My take on what engineers consistently get wrong

I have reviewed enough motion control projects to see the same failure patterns repeat across industries and machine types. The most persistent one is treating the controller as the system. Engineers spec a high-performance controller, pair it with a quality encoder, and then wonder why the system oscillates or fails to hold position under load.

What I have learned is that the mechanical integration is where most precision is lost. Couplings with backlash, gearboxes with high inertia ratios, and mounting structures with flex all degrade performance in ways that software cannot compensate for. The deterministic control loop is only as good as the mechanical chain it is trying to control.

The other thing I see consistently underestimated is the cost of latency. Engineers buy high-resolution encoders and feel confident about their feedback quality, but they do not audit the full signal path. Network overhead, controller scan time, and drive processing delay all add up. In a system running at 500 Hz loop rates, even a 2 ms delay is a significant fraction of the control period.

Looking ahead, I think software-defined motion control and AI-assisted tuning will change the role of the commissioning engineer more than any hardware advancement has. The engineers who thrive will be the ones who understand both the physics of the mechanical system and the logic of the software layer well enough to know when to trust the algorithm and when to override it.

— Monica

Source motion control components you can count on

When a motion control module fails on a production line, lead times from the OEM can stretch to weeks or months. Industrialpartsusa stocks a wide range of tested, ready-to-ship motion control hardware including servo drives, motion controllers, CPU modules, and multi-axis control cards from GE Fanuc, Allen-Bradley, and other major platforms. Every unit ships with a one-year warranty backed by in-house testing and repair capabilities. Whether you need a GE Fanuc CPU module for an existing automation cell or a hard-to-find legacy motion card, Industrialpartsusa carries the inventory to get your line back up fast. Visit Industrialpartsusa to search available stock and request same-day shipping on in-stock items.

FAQ

What is motion control in industrial automation?

Motion control is the coordinated management of position, velocity, and acceleration in automated systems using controllers, drives, motors, and feedback devices. It enables precise, repeatable movement in applications ranging from CNC machining to robotic assembly.

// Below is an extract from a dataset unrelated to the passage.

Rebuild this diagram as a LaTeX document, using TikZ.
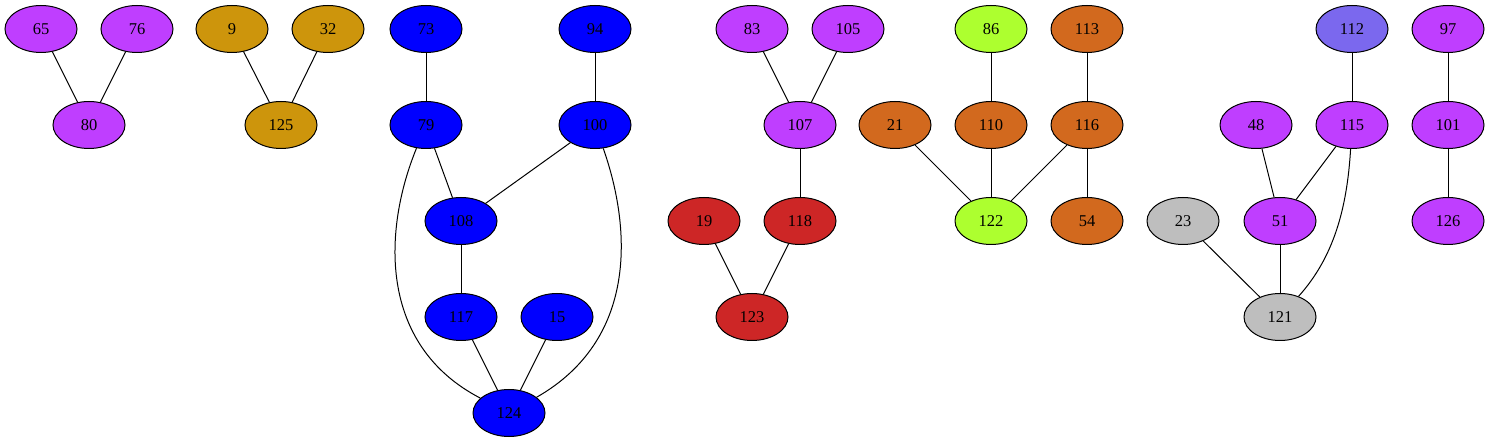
\documentclass[tikz,border=0pt]{standalone}
\usepackage{fontspec}
\setmainfont{Liberation Serif}
\usetikzlibrary{shapes.geometric}
\definecolor{cpur}{HTML}{BF3EFF}
\definecolor{cgold}{HTML}{CD950C}
\definecolor{cblue}{HTML}{0000FF}
\definecolor{cred}{HTML}{CD2626}
\definecolor{cgreen}{HTML}{ADFF2F}
\definecolor{corange}{HTML}{D2691E}
\definecolor{cgrey}{HTML}{BEBEBE}
\definecolor{cslate}{HTML}{7B68EE}
\tikzset{
  vtx/.style={ellipse, draw=black, line width=1pt, minimum width=72pt, minimum height=47pt, inner sep=0pt, font=\fontsize{16.5}{16.5}\selectfont},
  pur/.style={vtx, fill=cpur},
  gold/.style={vtx, fill=cgold},
  blu/.style={vtx, fill=cblue},
  red/.style={vtx, fill=cred},
  grn/.style={vtx, fill=cgreen},
  org/.style={vtx, fill=corange},
  gry/.style={vtx, fill=cgrey},
  slt/.style={vtx, fill=cslate},
  edge/.style={draw=black, line width=1pt}
}
\begin{document}
\begin{tikzpicture}[x=1pt,y=-1pt]
\useasboundingbox (0,0) rectangle (1491,443);
% row 1
\node[pur] (n65) at (41,29) {65};
\node[pur] (n76) at (137,29) {76};
\node[gold] (n9) at (232,29) {9};
\node[gold] (n32) at (328,29) {32};
\node[blu] (n73) at (426,29) {73};
\node[blu] (n94) at (595,29) {94};
\node[pur] (n83) at (752,29) {83};
\node[pur] (n105) at (848,29) {105};
\node[grn] (n86) at (991,29) {86};
\node[org] (n113) at (1087,29) {113};
\node[slt] (n112) at (1352,29) {112};
\node[pur] (n97) at (1448,29) {97};
% row 2
\node[pur] (n80) at (89,125) {80};
\node[gold] (n125) at (281,125) {125};
\node[blu] (n79) at (426,125) {79};
\node[blu] (n100) at (595,125) {100};
\node[pur] (n107) at (800,125) {107};
\node[org] (n21) at (895,125) {21};
\node[org] (n110) at (991,125) {110};
\node[org] (n116) at (1087,125) {116};
\node[pur] (n48) at (1256,125) {48};
\node[pur] (n115) at (1352,125) {115};
\node[pur] (n101) at (1448,125) {101};
% row 3
\node[blu] (n108) at (461,221) {108};
\node[red] (n19) at (704,221) {19};
\node[red] (n118) at (800,221) {118};
\node[grn] (n122) at (991,221) {122};
\node[org] (n54) at (1087,221) {54};
\node[gry] (n23) at (1183,221) {23};
\node[pur] (n51) at (1280,221) {51};
\node[pur] (n126) at (1448,221) {126};
% row 4
\node[blu] (n117) at (461,317) {117};
\node[blu] (n15) at (557,317) {15};
\node[red] (n123) at (752,317) {123};
\node[gry] (n121) at (1280,317) {121};
% row 5
\node[blu] (n124) at (509,413) {124};
% edges
\draw[edge] (n65) -- (n80);
\draw[edge] (n76) -- (n80);
\draw[edge] (n9) -- (n125);
\draw[edge] (n32) -- (n125);
\draw[edge] (n73) -- (n79);
\draw[edge] (n94) -- (n100);
\draw[edge] (n79) -- (n108);
\draw[edge] (n100) -- (n108);
\draw[edge] (n79) .. controls (383,230) and (378,345) .. (n124);
\draw[edge] (n100) .. controls (632,230) and (637,340) .. (n124);
\draw[edge] (n108) -- (n117);
\draw[edge] (n117) -- (n124);
\draw[edge] (n15) -- (n124);
\draw[edge] (n83) -- (n107);
\draw[edge] (n105) -- (n107);
\draw[edge] (n107) -- (n118);
\draw[edge] (n19) -- (n123);
\draw[edge] (n118) -- (n123);
\draw[edge] (n86) -- (n110);
\draw[edge] (n113) -- (n116);
\draw[edge] (n21) -- (n122);
\draw[edge] (n110) -- (n122);
\draw[edge] (n116) -- (n122);
\draw[edge] (n116) -- (n54);
\draw[edge] (n112) -- (n115);
\draw[edge] (n97) -- (n101);
\draw[edge] (n101) -- (n126);
\draw[edge] (n48) -- (n51);
\draw[edge] (n115) -- (n51);
\draw[edge] (n115) .. controls (1347,210) and (1333,258) .. (n121);
\draw[edge] (n23) -- (n121);
\draw[edge] (n51) -- (n121);
\end{tikzpicture}
\end{document}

How does a closed-loop motion control system work?

The controller sends a command to the drive, the motor moves, and an encoder reports the actual position back to the controller. The controller calculates the error and issues a correction using a PID algorithm, repeating this cycle thousands of times per second.

What are the main types of motion control systems?

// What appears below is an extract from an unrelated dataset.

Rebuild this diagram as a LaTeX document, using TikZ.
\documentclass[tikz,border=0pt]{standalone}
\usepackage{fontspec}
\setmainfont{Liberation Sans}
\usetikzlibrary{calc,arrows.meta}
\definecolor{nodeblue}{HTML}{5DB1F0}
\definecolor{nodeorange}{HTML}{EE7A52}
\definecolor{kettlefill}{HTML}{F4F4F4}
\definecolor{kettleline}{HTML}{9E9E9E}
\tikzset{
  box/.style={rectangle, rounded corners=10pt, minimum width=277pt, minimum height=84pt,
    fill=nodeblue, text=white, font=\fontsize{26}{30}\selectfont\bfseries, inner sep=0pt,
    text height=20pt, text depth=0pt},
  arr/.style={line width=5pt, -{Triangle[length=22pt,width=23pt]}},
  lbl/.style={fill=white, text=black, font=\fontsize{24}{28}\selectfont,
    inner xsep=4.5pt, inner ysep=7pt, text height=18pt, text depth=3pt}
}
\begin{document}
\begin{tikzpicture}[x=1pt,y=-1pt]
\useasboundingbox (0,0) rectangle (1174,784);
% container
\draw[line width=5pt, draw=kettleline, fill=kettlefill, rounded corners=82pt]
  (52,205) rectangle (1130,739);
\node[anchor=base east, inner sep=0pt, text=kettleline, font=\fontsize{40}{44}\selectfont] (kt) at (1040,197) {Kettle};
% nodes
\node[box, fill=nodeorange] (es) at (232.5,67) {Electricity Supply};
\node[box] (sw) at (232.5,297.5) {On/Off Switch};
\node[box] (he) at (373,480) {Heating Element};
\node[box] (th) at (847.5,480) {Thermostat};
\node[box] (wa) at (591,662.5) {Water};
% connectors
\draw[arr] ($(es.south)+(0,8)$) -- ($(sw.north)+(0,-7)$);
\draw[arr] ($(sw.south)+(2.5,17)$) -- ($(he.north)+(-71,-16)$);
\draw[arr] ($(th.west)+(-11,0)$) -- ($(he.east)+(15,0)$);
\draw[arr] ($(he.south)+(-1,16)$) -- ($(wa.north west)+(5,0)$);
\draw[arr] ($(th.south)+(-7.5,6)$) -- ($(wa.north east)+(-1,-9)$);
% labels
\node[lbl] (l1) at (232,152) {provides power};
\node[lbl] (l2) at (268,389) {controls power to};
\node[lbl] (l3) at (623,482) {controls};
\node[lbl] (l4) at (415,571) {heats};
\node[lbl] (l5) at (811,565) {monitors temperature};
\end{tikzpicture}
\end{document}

The primary types are electric servo, stepper motor, pneumatic, and hydraulic systems. Electric servo systems offer the best balance of accuracy and speed for most industrial applications, while pneumatic systems suit simple, fast actuation and hydraulic systems handle very high force requirements.

Why does feedback latency matter in motion control?

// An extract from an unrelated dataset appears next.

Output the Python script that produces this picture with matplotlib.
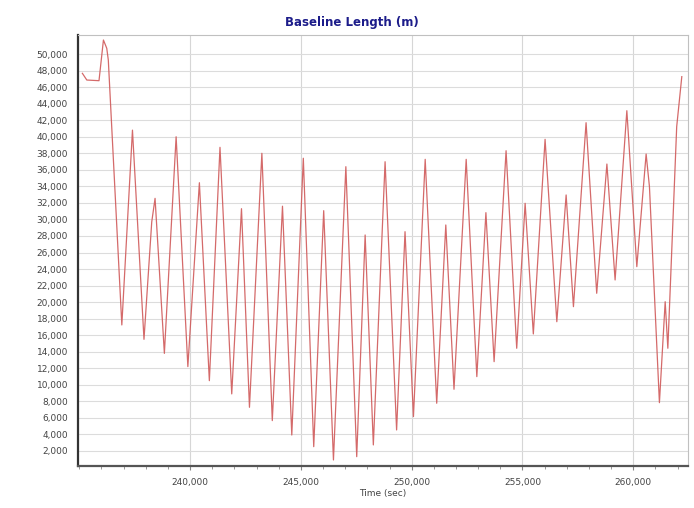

High-resolution feedback devices lose their advantage if the control loop cannot process the data fast enough. Latency in the signal chain prevents timely corrections, which degrades positioning accuracy and can cause instability at higher loop gains.

What communication protocols are used in motion control systems?

EtherCAT is the leading protocol for high-speed deterministic motion control, supporting cycle times below 100 ms across multi-axis networks. PROFINET and EtherNet/IP are also common, depending on the PLC platform and performance requirements of the application.